California has set a precedent for keeping corporations accountable for climate change. Recently, they have passed Senate Bills 253 and 261, which require companies that do business in California to disclose their greenhouse gas emissions and financial risks that stem from climate change.


These laws demonstrates that governments can drive transparency and accountability regarding climate change. Transparency and accountability are no longer optional. Corporations now need to prepare to comply with these requirements. Responsible Alpha can help corporations see to these regulations and successfully adapt to them.


Why This Matters


  • SB 253 and SB 261 help manage the globe’s climate risks and thus help us mitigate the catastrophic consequences that are occurring right now. From wildfires in California to melting glaciers in the Arctic, climate risks are accelerating faster than models have predicted. These environmental crises also threaten supply chains and financial markets, which corporations must understand.

  • The California Air Resources Board is looking to release final reporting guidance in 2025. Responsible Alpha can help companies assess these risks and adequately prepare for these upcoming requirements. Complying with SB 253 and SB 261 is not as easy as one may think. It requires a strategy that may alter how the entire business runs. Organizations must find a way to manage financial, ESG, and operational data in an environment where all teams can ensure that their information can be potentially audited.


The Mandates

SB 253 mandates that companies that do business with the state of California and have over $1 billion in annual revenue report all their Scope 1, 2, and 3 emissions.

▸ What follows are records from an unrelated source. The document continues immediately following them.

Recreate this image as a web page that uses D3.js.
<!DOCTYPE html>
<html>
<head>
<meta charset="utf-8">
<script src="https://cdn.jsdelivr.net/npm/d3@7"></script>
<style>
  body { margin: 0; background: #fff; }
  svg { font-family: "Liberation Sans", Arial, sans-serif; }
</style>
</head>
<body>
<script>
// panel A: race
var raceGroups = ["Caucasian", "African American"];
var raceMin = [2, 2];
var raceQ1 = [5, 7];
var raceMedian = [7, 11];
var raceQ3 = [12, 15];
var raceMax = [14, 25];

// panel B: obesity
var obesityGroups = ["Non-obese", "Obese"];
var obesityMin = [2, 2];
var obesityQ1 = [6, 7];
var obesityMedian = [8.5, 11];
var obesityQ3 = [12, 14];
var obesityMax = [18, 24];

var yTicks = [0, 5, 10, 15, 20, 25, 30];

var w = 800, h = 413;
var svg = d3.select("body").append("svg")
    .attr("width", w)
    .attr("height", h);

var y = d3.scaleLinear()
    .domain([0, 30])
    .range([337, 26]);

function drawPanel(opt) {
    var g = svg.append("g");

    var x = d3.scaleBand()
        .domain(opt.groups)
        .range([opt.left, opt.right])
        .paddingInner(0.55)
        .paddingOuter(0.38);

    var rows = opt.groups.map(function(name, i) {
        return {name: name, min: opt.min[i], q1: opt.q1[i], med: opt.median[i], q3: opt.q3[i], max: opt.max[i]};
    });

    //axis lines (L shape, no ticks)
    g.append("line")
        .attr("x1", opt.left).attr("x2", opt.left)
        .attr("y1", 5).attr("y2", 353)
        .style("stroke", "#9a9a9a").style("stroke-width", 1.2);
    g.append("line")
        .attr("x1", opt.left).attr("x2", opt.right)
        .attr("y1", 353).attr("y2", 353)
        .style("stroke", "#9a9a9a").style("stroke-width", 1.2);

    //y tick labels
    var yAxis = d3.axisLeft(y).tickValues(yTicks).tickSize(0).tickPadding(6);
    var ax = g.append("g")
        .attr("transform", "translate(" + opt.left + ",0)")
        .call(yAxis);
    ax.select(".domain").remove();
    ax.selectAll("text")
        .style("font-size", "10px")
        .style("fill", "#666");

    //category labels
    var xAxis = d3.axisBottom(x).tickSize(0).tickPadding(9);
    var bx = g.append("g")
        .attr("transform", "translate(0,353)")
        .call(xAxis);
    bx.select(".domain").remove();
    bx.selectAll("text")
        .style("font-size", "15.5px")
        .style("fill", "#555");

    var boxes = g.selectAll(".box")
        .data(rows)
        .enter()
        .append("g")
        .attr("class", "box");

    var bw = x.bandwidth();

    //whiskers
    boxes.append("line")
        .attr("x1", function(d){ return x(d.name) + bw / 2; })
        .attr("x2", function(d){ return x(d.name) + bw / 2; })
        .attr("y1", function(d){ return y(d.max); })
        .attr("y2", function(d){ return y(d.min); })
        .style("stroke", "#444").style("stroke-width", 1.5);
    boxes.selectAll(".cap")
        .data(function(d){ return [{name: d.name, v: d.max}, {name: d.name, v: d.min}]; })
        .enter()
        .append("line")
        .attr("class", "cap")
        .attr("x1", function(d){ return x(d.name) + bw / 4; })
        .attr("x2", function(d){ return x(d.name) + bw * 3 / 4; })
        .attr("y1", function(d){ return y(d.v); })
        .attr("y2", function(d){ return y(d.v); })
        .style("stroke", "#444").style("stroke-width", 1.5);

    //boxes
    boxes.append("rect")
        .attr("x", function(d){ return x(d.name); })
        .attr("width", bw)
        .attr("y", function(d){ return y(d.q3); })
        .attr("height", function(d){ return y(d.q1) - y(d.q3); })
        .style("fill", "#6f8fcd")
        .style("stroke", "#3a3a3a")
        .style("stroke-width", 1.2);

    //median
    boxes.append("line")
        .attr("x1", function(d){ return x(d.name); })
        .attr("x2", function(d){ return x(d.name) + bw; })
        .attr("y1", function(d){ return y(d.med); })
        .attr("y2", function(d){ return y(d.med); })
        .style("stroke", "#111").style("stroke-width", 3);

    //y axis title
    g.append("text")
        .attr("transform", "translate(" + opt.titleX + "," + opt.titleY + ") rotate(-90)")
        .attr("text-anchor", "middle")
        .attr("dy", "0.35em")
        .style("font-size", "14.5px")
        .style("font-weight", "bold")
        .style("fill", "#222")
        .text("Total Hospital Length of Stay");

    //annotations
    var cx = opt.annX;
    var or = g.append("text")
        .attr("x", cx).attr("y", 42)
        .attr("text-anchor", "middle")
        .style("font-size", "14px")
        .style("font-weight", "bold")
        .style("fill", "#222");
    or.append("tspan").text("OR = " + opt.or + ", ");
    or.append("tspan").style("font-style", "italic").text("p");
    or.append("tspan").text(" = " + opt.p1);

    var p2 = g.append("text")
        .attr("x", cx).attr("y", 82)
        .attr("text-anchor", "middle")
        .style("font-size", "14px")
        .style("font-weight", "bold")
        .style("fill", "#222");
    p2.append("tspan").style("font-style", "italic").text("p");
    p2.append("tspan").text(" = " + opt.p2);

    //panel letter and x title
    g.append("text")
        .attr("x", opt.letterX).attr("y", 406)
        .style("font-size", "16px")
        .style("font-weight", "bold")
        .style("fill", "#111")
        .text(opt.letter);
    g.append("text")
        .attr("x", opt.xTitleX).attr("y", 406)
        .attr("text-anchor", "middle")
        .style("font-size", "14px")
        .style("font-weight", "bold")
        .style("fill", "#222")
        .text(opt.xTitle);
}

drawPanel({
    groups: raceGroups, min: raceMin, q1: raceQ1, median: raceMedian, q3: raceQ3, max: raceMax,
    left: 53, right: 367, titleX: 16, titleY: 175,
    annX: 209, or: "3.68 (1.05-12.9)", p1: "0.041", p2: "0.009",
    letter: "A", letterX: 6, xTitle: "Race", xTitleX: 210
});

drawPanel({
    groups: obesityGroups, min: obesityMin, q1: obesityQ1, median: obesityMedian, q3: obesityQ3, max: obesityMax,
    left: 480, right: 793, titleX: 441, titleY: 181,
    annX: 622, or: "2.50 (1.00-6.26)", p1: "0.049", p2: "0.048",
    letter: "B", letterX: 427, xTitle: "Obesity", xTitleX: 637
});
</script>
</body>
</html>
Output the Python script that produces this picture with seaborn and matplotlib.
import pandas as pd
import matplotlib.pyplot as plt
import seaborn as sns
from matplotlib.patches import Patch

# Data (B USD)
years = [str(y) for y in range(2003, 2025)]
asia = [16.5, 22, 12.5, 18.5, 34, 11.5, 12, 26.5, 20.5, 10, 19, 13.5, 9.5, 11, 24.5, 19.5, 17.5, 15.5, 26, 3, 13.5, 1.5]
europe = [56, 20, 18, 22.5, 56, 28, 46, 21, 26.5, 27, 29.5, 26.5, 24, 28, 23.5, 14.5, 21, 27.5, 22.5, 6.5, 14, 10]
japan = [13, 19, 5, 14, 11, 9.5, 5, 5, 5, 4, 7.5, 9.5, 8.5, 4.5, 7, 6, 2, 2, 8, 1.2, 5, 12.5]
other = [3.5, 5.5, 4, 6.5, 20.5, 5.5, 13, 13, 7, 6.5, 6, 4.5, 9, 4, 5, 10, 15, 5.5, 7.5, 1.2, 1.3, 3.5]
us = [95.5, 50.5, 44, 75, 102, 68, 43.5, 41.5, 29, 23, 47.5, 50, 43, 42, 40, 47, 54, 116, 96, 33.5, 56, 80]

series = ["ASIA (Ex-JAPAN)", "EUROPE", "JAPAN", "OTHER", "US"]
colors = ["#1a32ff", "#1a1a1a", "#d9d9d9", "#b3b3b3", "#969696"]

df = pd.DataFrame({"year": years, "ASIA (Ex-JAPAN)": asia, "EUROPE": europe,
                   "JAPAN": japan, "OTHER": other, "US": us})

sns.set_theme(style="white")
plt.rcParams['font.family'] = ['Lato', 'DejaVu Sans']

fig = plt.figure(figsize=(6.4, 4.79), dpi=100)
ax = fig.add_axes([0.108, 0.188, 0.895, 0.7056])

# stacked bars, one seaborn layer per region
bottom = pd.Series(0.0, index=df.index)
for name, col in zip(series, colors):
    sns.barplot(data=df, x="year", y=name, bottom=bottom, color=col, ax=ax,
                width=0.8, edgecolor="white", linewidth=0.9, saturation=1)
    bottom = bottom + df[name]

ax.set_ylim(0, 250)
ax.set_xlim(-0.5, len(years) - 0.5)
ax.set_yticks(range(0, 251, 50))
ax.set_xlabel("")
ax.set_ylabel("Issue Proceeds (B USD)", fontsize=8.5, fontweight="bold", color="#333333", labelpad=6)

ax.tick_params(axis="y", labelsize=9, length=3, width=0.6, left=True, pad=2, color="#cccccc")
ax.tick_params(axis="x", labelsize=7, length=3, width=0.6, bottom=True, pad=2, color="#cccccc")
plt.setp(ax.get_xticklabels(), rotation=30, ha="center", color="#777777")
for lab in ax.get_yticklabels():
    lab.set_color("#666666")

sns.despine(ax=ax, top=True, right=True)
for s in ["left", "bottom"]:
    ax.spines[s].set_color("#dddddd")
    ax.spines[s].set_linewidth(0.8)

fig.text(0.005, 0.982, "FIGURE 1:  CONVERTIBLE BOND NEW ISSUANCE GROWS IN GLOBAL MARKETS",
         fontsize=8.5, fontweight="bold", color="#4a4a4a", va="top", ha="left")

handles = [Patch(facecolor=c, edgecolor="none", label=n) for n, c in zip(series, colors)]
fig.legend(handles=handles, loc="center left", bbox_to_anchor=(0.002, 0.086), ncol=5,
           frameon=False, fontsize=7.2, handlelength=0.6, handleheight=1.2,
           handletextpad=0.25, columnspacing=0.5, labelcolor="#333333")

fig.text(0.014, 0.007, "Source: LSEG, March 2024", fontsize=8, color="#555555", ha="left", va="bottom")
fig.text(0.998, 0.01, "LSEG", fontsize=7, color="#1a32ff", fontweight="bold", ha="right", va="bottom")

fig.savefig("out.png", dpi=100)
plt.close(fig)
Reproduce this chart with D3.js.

We have already done a blog covering these in another blog that can be found here: Look Forward, Not Backwards: Science Based Targets initiative Updating Corporate Standard.


Additionally, the act mandates that limited assurance be required by 2027, with reasonable assurance coming in by 2030. Limited assurance means that companies need to have their data reviewed with an independent third party (an auditor or assurance provider), involving a few tests and resulting in the third party giving a moderate level of confidence that the data is not fabricated or misreported.


On the other hand, reasonable assurance requires a higher level of scrutiny, with the assurance provider giving a higher level of confidence that the data is accurate. This also comes with more tests, including site visits and a review of internal methods for tracking climate emissions.

On the other hand, SB 261 applies to companies with revenues over $500 million. It also deals with disclosure and requires companies to reveal their climate-related financial risks. Unlike SB 253, SB 261 does not require third-party assurance. These climate-related financial risks are dictated in the Task Force on Climate-related Financial Disclosures (TCFD), which is in the new International Sustainability Standards Board (ISSB) guidance.


Action Items for Companies


  • Assess Climate-Related Risks: Companies should assess climate-related risks that are material, utilizing the TCFD and ISSB to do so. Within this process, they should also invest in technology that can better track and automate disclosures.

  • Prepare for Requirements: Corporations should also prepare to release Scope 1, 2, and 3 emissions, ensuring that they have an independent third-party to check.